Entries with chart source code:
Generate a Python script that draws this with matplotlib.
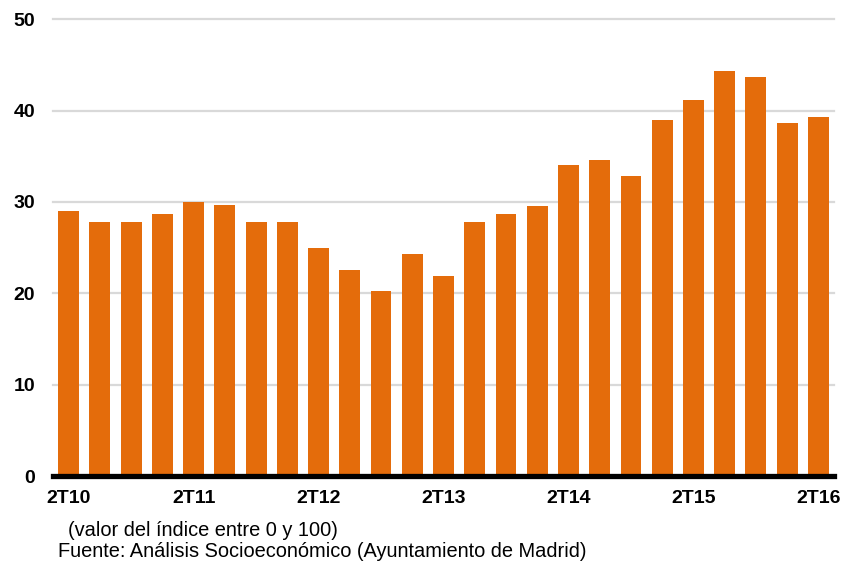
import numpy as np
import matplotlib
matplotlib.use("Agg")
import matplotlib.pyplot as plt

# ---------- DATA ----------
quarters = [
    "2T10", "3T10", "4T10", "1T11",
    "2T11", "3T11", "4T11", "1T12",
    "2T12", "3T12", "4T12", "1T13",
    "2T13", "3T13", "4T13", "1T14",
    "2T14", "3T14", "4T14", "1T15",
    "2T15", "3T15", "4T15", "1T16",
    "2T16",
]
values = [
    29.0, 27.8, 27.8, 28.7,
    30.0, 29.7, 27.8, 27.8,
    25.0, 22.5, 20.3, 24.3,
    21.9, 27.8, 28.7, 29.6,
    34.0, 34.6, 32.8, 39.0,
    41.2, 44.3, 43.7, 38.7,
    39.3,
]
shown_labels = ["2T10", "2T11", "2T12", "2T13", "2T14", "2T15", "2T16"]
y_ticks = [0, 10, 20, 30, 40, 50]

note = "(valor del índice entre 0 y 100)"
source = "Fuente: Análisis Socioeconómico (Ayuntamiento de Madrid)"
# --------------------------

BAR_COLOR = "#E46C0B"
GRID_COLOR = "#D9D9D9"

plt.rcParams["font.family"] = ["Liberation Sans", "DejaVu Sans"]

fig = plt.figure(figsize=(8.53, 5.63), dpi=100)
ax = fig.add_axes([0.0621, 0.1545, 0.9157, 0.8112])

x = np.arange(len(quarters))
ax.bar(x, values, width=0.67, color=BAR_COLOR, zorder=3)

ax.set_xlim(-0.5, len(quarters) - 0.5)
ax.set_ylim(0, 50)

# horizontal grid, baseline drawn separately in black
for t in y_ticks[1:]:
    ax.axhline(t, color=GRID_COLOR, lw=1.6, zorder=1, clip_on=False)
ax.axhline(0, color="black", lw=3.8, zorder=4, clip_on=False)

ax.set_yticks(y_ticks)
ax.set_yticklabels([str(t) for t in y_ticks], fontsize=14, fontweight="bold")
tick_pos = [quarters.index(q) for q in shown_labels]
ax.set_xticks(tick_pos)
ax.set_xticklabels(shown_labels, fontsize=14, fontweight="bold")
ax.tick_params(axis="y", length=0, pad=13)
ax.tick_params(axis="x", length=0, pad=10)

for s in ax.spines.values():
    s.set_visible(False)

fig.text(68 / 853, 1 - 536 / 563, note, fontsize=14.4, ha="left", va="baseline")
fig.text(58 / 853, 1 - 557 / 563, source, fontsize=14.4, ha="left", va="baseline")

fig.savefig("out.png", dpi=100)
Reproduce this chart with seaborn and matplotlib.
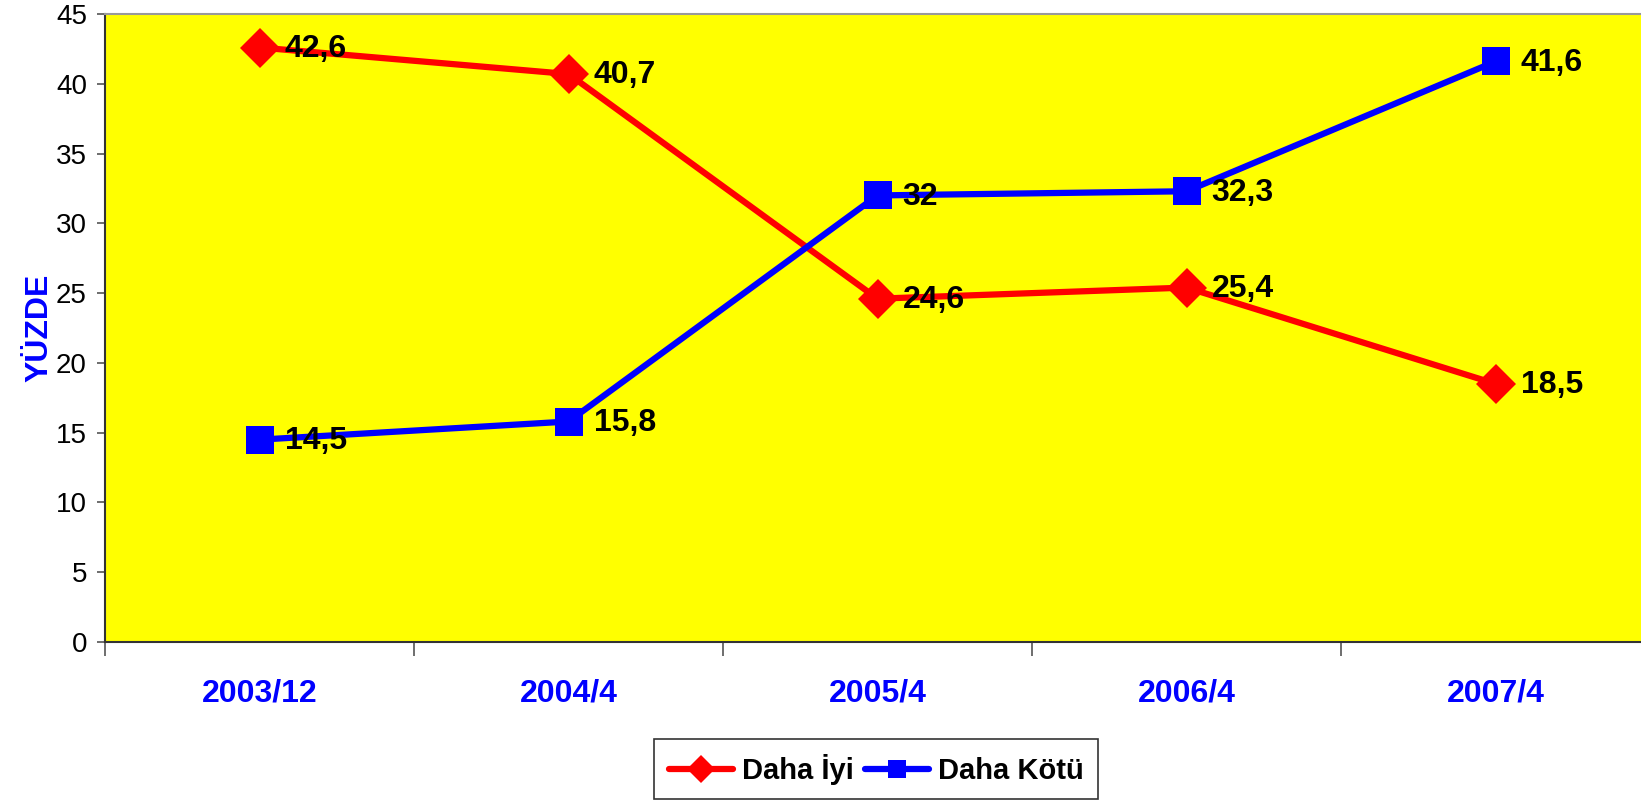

**REQUEST**
From the first line above through the line containing "ax.set_ylim(0, 50)", copy everything exactly, without the pictures.

**IN RESPONSE**
Generate a Python script that draws this with matplotlib.
import numpy as np
import matplotlib
matplotlib.use("Agg")
import matplotlib.pyplot as plt

# ---------- DATA ----------
quarters = [
    "2T10", "3T10", "4T10", "1T11",
    "2T11", "3T11", "4T11", "1T12",
    "2T12", "3T12", "4T12", "1T13",
    "2T13", "3T13", "4T13", "1T14",
    "2T14", "3T14", "4T14", "1T15",
    "2T15", "3T15", "4T15", "1T16",
    "2T16",
]
values = [
    29.0, 27.8, 27.8, 28.7,
    30.0, 29.7, 27.8, 27.8,
    25.0, 22.5, 20.3, 24.3,
    21.9, 27.8, 28.7, 29.6,
    34.0, 34.6, 32.8, 39.0,
    41.2, 44.3, 43.7, 38.7,
    39.3,
]
shown_labels = ["2T10", "2T11", "2T12", "2T13", "2T14", "2T15", "2T16"]
y_ticks = [0, 10, 20, 30, 40, 50]

note = "(valor del índice entre 0 y 100)"
source = "Fuente: Análisis Socioeconómico (Ayuntamiento de Madrid)"
# --------------------------

BAR_COLOR = "#E46C0B"
GRID_COLOR = "#D9D9D9"

plt.rcParams["font.family"] = ["Liberation Sans", "DejaVu Sans"]

fig = plt.figure(figsize=(8.53, 5.63), dpi=100)
ax = fig.add_axes([0.0621, 0.1545, 0.9157, 0.8112])

x = np.arange(len(quarters))
ax.bar(x, values, width=0.67, color=BAR_COLOR, zorder=3)

ax.set_xlim(-0.5, len(quarters) - 0.5)
ax.set_ylim(0, 50)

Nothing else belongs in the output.